Фраза никому конкретно не предназначалась, и я не сразу понял, что я ее адресат. Когда она принимала документы у кого-то передо мной, она снова повторила эту фразу. На этот раз громче. И глаза ее смотрели именно на меня, смотрели зло, с досадой на мою недогадливость. «Вы не пройдете» – добавила она довольно резко.
Я не поверил тем девушкам в ИнЯзе, а они были правы. Здесь говорит официальный секретарь приемной комиссии, ясно, что так оно и будет. Рука, готовая протянуть документы, опускается. Я выхожу на набережную Невы.
Что же это получается? Долгие годы в школе я мечтал: переводчик или журналист, журналист или переводчик. Один из немногих знал, чего я хочу, еще до окончания школы. Не поддался групповому гипнозу, не поехал подавать документы с кучей – куда все, туда и я. Годы мечты – и за один день все в руинах. И ведь даже не видела моего паспорта, даже не взглянула на аттестат. Нос – это все, что она видела. Что же за чертовщина? Я, конечно, понимаю, что среди евреев слишком много врагов и космополитов, но я-то не космополит. Моя история – это Александр Невский, Дмитрий Донской, Петр I. И декабристы. И народовольцы. И Павка Корчагин – мой любимый герой. Жил бы я тогда – вместе рубались бы с белыми, зелеными и прочими за власть Советов. Это несправедливо – за вину некоторых наказывать всех. В это лето я поступил в юридический институт. Вместе со мной поступили Гриша Вертлиб и много других «вайсбергов, айсбергов и прочих Рабиновичей». Мне не было еще восемнадцати, я был в возрасте дремучего оптимизма, знал, что «человек создан для счастья, как птица для полета». Ну, хорошо: в ИнЯзе антисемиты, в университете тоже, в юридическом нет. Я быстро утешился. В первую очередь потому, что хотел утешиться, ибо самый слепой тот, кто не хочет видеть. Как можно было тогда позволить себе прийти к выводу, что ты живешь в стране организованного государственного антисемитизма, где университет, ИнЯз – правило, юридический институт – исключение? Как же тогда с дружбой народов, равенством, братством? Как может быть такое в стране победоносного социализма, где сбросили кровавого царя, уничтожили власть помещиков и капиталистов и каждый работает на себя? Ведь отменили черту еврейской оседлости, и в Ленинграде полно евреев. Ведь отменили пятипроцентную норму для поступления евреев в вузы, и почти все наши дядюшки и тетушки пооканчивали рабфаки. Отменили все привилегии, титулы, звания – теперь все равны. И даже в Уголовный кодекс включили статью против разжигания национальной розни.

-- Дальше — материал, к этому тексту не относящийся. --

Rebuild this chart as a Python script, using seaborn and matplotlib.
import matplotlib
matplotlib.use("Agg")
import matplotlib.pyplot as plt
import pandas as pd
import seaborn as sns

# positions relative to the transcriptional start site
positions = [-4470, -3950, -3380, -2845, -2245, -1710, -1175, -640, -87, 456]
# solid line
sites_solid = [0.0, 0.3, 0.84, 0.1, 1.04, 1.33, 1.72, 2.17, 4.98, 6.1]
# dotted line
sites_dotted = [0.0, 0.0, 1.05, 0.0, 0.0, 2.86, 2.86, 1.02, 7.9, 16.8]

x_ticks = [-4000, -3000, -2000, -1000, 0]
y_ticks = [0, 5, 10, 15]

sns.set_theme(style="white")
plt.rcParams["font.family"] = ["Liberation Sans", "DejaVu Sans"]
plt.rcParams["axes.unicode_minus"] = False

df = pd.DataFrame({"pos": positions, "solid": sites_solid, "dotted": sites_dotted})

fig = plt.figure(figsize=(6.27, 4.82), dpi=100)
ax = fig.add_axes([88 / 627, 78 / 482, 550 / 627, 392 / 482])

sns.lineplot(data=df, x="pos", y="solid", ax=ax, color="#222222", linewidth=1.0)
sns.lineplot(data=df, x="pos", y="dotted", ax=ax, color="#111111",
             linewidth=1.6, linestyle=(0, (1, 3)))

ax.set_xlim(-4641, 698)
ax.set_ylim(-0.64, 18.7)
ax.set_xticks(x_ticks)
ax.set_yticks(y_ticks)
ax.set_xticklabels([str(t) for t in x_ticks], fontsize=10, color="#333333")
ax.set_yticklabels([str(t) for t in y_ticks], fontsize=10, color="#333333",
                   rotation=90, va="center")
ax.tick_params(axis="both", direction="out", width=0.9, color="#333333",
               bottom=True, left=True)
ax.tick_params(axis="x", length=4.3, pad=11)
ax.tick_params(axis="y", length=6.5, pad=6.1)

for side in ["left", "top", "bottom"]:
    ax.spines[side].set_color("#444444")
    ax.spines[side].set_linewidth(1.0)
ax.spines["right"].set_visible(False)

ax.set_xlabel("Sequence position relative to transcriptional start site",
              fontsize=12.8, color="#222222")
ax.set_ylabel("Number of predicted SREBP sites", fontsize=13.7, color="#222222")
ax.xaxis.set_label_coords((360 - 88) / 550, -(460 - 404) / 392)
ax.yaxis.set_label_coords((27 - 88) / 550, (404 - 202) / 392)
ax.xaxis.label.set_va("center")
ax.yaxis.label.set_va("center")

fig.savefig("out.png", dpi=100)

Если это государство несправедливо, то где же справедливость? Может быть, в Америке, где одни пухнут от голода, а другие – от переедания? Разве лидер американских фашистов Рокуэлл не ходит по улицам американских городов с плакатом «Евреев в газовые камеры!»? Разве у них есть статья против разжигания национальной розни? Нет, если это государство несправедливо в национальном вопросе, оно несправедливо и в другом. Знать, что ты живешь в несправедливом обществе и не бороться против него, привыкнуть к двойной жизни вечного внутреннего эмигранта? Да, долго и мучительно расставался я со своими иллюзиями. Но жизнь продолжала учить, а я – учиться.
Следующий сильный щелчок по носу я получил летом 1953 года, когда закончил три курса юридического института из четырех возможных. Я говорю «сильный», ибо к обычному пощелкиванию по носу в трамваях, на стадионах, на улице я уже притерпелся. Видел, что улица настроена антисемитски и что травля космополитов, которые странным образом почти поголовно оказывались евреями, и «процесс врачей» в Москве вольно или невольно создали эту атмосферу.
Лето 1953 года было странным и таинственным. Умер Сталин. Его громко оплакали и сразу же забыли. Берия прекратил дело против еврейских врачей и реабилитировал их. В первый раз реабилитировали врагов народа, да еще при жизни! Шепотом объявили, что японскими и британскими шпионами врачи признали себя под воздействием тех же методов, при помощи которых чекисты из анекдота заставили признаться некую мумию в том, что она – бывший египетский фараон Тутанхамон четвертый.
Вдруг «шлепнули» самого Берия, который оказался шпионом все той же империалистической Британии. Не совсем точно, но сбылась старая мечта многих: увидеть вдову Берия, идущую за гробом Сталина.
Народные сказители не остались в стороне, и на мотив популярной песенки «Костры горят далекие» начали распевать куплеты о том, как «цветет в Тбилиси алыча не для Лаврентья Палыча, а для Климент Ефре-мыча и Вячеслав Михалыча». Скоро придет время, когда алыча перестанет цвести и для двух последних, но тогда они были на коне, а Ворошилов еще и с шашкой наголо.